Enhancement of the Inelastic Nuclear Interaction Rate in Crystals via Antichanneling

The interaction rate of a charged particle beam with the atomic nuclei of a target varies significantly if the target has a crystalline structure. In particular, under specific orientations of the target with respect to the incident beam, the probability of inelastic interaction with nuclei can be enhanced with respect to the unaligned case. This effect, which can be named antichanneling, can be advantageously used in the cases where the interaction between beam and target has to be maximized. Here we propose to use antichanneling to increase the radioisotope production yield via cyclotron. A dedicated set of experimental measurements was carried out at the INFN Legnaro Laboratories with the AN2000 and CN accelerators to prove the existence of the antichanneling effect. The variation of the interaction yield at hundreds of keV to MeV energies was observed by means of sapphire and indium phosphide crystals, achieving an enhancement of the interaction rate up to 73% and 25%, respectively.

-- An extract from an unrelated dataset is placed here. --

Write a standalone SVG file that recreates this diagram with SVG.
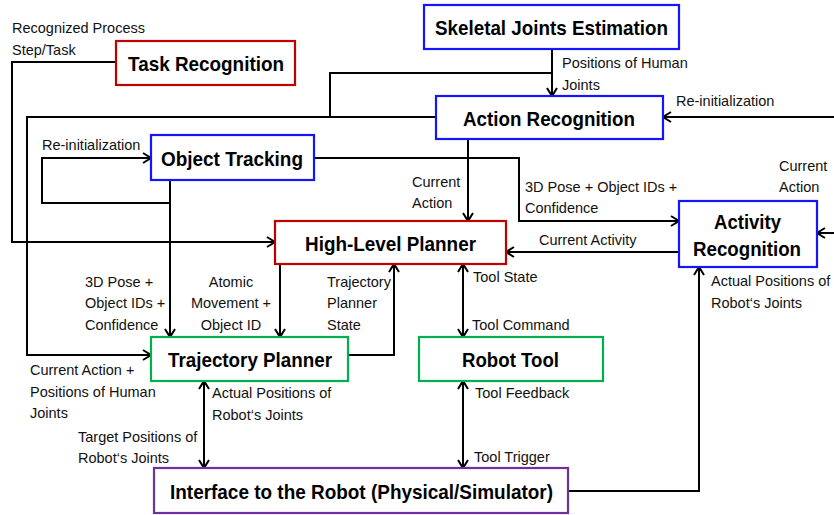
<svg xmlns="http://www.w3.org/2000/svg" width="834" height="515" viewBox="0 0 834 515">
<defs>
<marker id="arr" markerUnits="userSpaceOnUse" markerWidth="12" markerHeight="12" viewBox="0 0 12 12" refX="10" refY="6" orient="auto-start-reverse">
<path d="M2,1 L10,6 L2,11" fill="none" stroke="#000" stroke-width="2"/>
</marker>
<style>
.box{fill:#fff;stroke-width:2.2}
.red{stroke:#c00000}
.blue{stroke:#1414ff}
.green{stroke:#00b050}
.purple{stroke:#7030a0}
.t{font-family:"Liberation Sans",Arial,sans-serif;font-weight:bold;font-size:21px;fill:#000}
.l{font-family:"Liberation Sans",Arial,sans-serif;font-size:14.5px;fill:#111}
.c{fill:none;stroke:#000;stroke-width:2}
.a{marker-end:url(#arr)}
.d{marker-start:url(#arr);marker-end:url(#arr)}
</style>
</defs>
<rect width="834" height="515" fill="#fff"/>
<g id="connectors">
<path class="c a" d="M116,62 H12 V242 H275"/>
<path class="c a" d="M436,117 H27 V355 H151"/>
<path class="c" d="M330,117 V73 H552"/>
<path class="c a" d="M552,49 V96"/>
<path class="c a" d="M834,117 H663"/>
<path class="c a" d="M834,233 H817"/>
<path class="c a" d="M170,180 V203 H42 V158 H151"/>
<path class="c a" d="M170,180 V337"/>
<path class="c a" d="M314,158 H519 V221 H679"/>
<path class="c a" d="M468,139 V221"/>
<path class="c a" d="M679,252 H506"/>
<path class="c a" d="M280,264 V337"/>
<path class="c a" d="M348,355 H394 V264"/>
<path class="c d" d="M463,264 V337"/>
<path class="c d" d="M463,381 V468"/>
<path class="c d" d="M204,381 V468"/>
<path class="c a" d="M568,491 H699 V267"/>
</g>
<g id="labels">
<text class="l" x="12" y="33">Recognized Process</text>
<text class="l" x="12" y="55">Step/Task</text>
<text class="l" x="42" y="150">Re-initialization</text>
<text class="l" x="562" y="68">Positions of Human</text>
<text class="l" x="562" y="90">Joints</text>
<text class="l" x="676" y="106">Re-initialization</text>
<text class="l" x="779" y="171">Current</text>
<text class="l" x="779" y="192">Action</text>
<text class="l" x="412" y="187">Current</text>
<text class="l" x="412" y="208">Action</text>
<text class="l" x="525" y="192">3D Pose + Object IDs +</text>
<text class="l" x="525" y="213">Confidence</text>
<text class="l" x="539" y="245">Current Activity</text>
<text class="l" x="473" y="282">Tool State</text>
<text class="l" x="472" y="330">Tool Command</text>
<text class="l" x="711" y="286">Actual Positions of</text>
<text class="l" x="711" y="308">Robot‘s Joints</text>
<text class="l" x="85" y="287">3D Pose +</text>
<text class="l" x="85" y="308">Object IDs +</text>
<text class="l" x="85" y="330">Confidence</text>
<text class="l" x="231" y="287" text-anchor="middle">Atomic</text>
<text class="l" x="231" y="308" text-anchor="middle">Movement +</text>
<text class="l" x="231" y="330" text-anchor="middle">Object ID</text>
<text class="l" x="327" y="287">Trajectory</text>
<text class="l" x="327" y="308">Planner</text>
<text class="l" x="327" y="330">State</text>
<text class="l" x="30" y="375">Current Action +</text>
<text class="l" x="30" y="397">Positions of Human</text>
<text class="l" x="30" y="418">Joints</text>
<text class="l" x="212" y="398">Actual Positions of</text>
<text class="l" x="212" y="420">Robot‘s Joints</text>
<text class="l" x="78" y="442">Target Positions of</text>
<text class="l" x="78" y="463">Robot‘s Joints</text>
<text class="l" x="475" y="398">Tool Feedback</text>
<text class="l" x="474" y="462">Tool Trigger</text>
</g>
<g id="task-recognition">
<rect class="box red" x="116" y="41" width="179" height="44"/>
<text class="t" x="128" y="71" textLength="156" lengthAdjust="spacingAndGlyphs">Task Recognition</text>
</g>
<g id="skeletal-joints-estimation">
<rect class="box blue" x="424" y="5" width="255" height="44"/>
<text class="t" x="435" y="35" textLength="233" lengthAdjust="spacingAndGlyphs">Skeletal Joints Estimation</text>
</g>
<g id="action-recognition">
<rect class="box blue" x="436" y="96" width="227" height="43"/>
<text class="t" x="463" y="126" textLength="172" lengthAdjust="spacingAndGlyphs">Action Recognition</text>
</g>
<g id="object-tracking">
<rect class="box blue" x="151" y="135" width="163" height="45"/>
<text class="t" x="161" y="166" textLength="142" lengthAdjust="spacingAndGlyphs">Object Tracking</text>
</g>
<g id="high-level-planner">
<rect class="box red" x="275" y="221" width="231" height="43"/>
<text class="t" x="305" y="251" textLength="171" lengthAdjust="spacingAndGlyphs">High-Level Planner</text>
</g>
<g id="activity-recognition">
<rect class="box blue" x="679" y="201" width="138" height="66"/>
<text class="t" x="714" y="229" textLength="67" lengthAdjust="spacingAndGlyphs">Activity</text>
<text class="t" x="693" y="256" textLength="108" lengthAdjust="spacingAndGlyphs">Recognition</text>
</g>
<g id="trajectory-planner">
<rect class="box green" x="151" y="337" width="197" height="44"/>
<text class="t" x="168" y="367" textLength="164" lengthAdjust="spacingAndGlyphs">Trajectory Planner</text>
</g>
<g id="robot-tool">
<rect class="box green" x="419" y="337" width="184" height="44"/>
<text class="t" x="462" y="367" textLength="97" lengthAdjust="spacingAndGlyphs">Robot Tool</text>
</g>
<g id="interface-to-robot">
<rect class="box purple" x="154" y="468" width="414" height="45"/>
<text class="t" x="170" y="499" textLength="383" lengthAdjust="spacingAndGlyphs">Interface to the Robot (Physical/Simulator)</text>
</g>
</svg>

Such a result may pave the way to the development of a novel type of nozzle for the existing cyclotrons, which can exploit crystalline materials as targets for radioisotope production, especially to enhance the production rate for expensive prime materials with minor upgrades of the current instrumentation.

Figure 1

Geant4 simulation of the distribution of the particle trajectories for a 655 keV proton beam impinging on a (110) Si crystal under channeling condition (a) and antichanneling conditions (b). (c) The average nuclei encounter probability as a function of the penetration depth for the two cases.

Figure 2

Geant4 simulations of the distribution of the protons interacting with an ${\mathrm{Al}}_2{\mathrm{O}}_3$ crystal under channeling (a) and antichanneling conditions (b). The potential of the ${\mathrm{Al}}_2{\mathrm{O}}_3$ crystal oriented along the $⟨0001⟩$ axis is shown.

Figure 3

Schematic representation of the experimental setup.

Figure 4

Experimental and simulated interaction rates for ${\mathrm{Al}}_2{\mathrm{O}}_3$ (a) and InP (b) crystals as a function of the particle incoming angle. (a) The ${}^{18}\mathrm{O}(p,\alpha ){}^{15}\mathrm{N}$ reaction and RBS spectra for the $⟨0001⟩$ axis to the $[1\overline{2}10]$ plane in an ${\mathrm{Al}}_2{\mathrm{O}}_3$ crystal with protons at 642.5 keV. (b) The ${}^{31}\mathrm{P}(\alpha ,p){}^{34}\mathrm{S}$ reaction for the $⟨001⟩$ axis to the [010] plane in an InP crystal with $\alpha$ at 5.057 MeV.

Figure 5

Geant4 simulations of interaction rates for Y and Ni crystals as a function of the particle incoming angle. The values are normalized to the average density ratio in the crystal. The transition from the $[1\overline{1}0]$ plane to random for 13 MeV protons impinging on a Ni crystal and the transition from the $[1\overline{1}00]$ plane to random for 17 MeV protons impinging on a Y crystal are shown.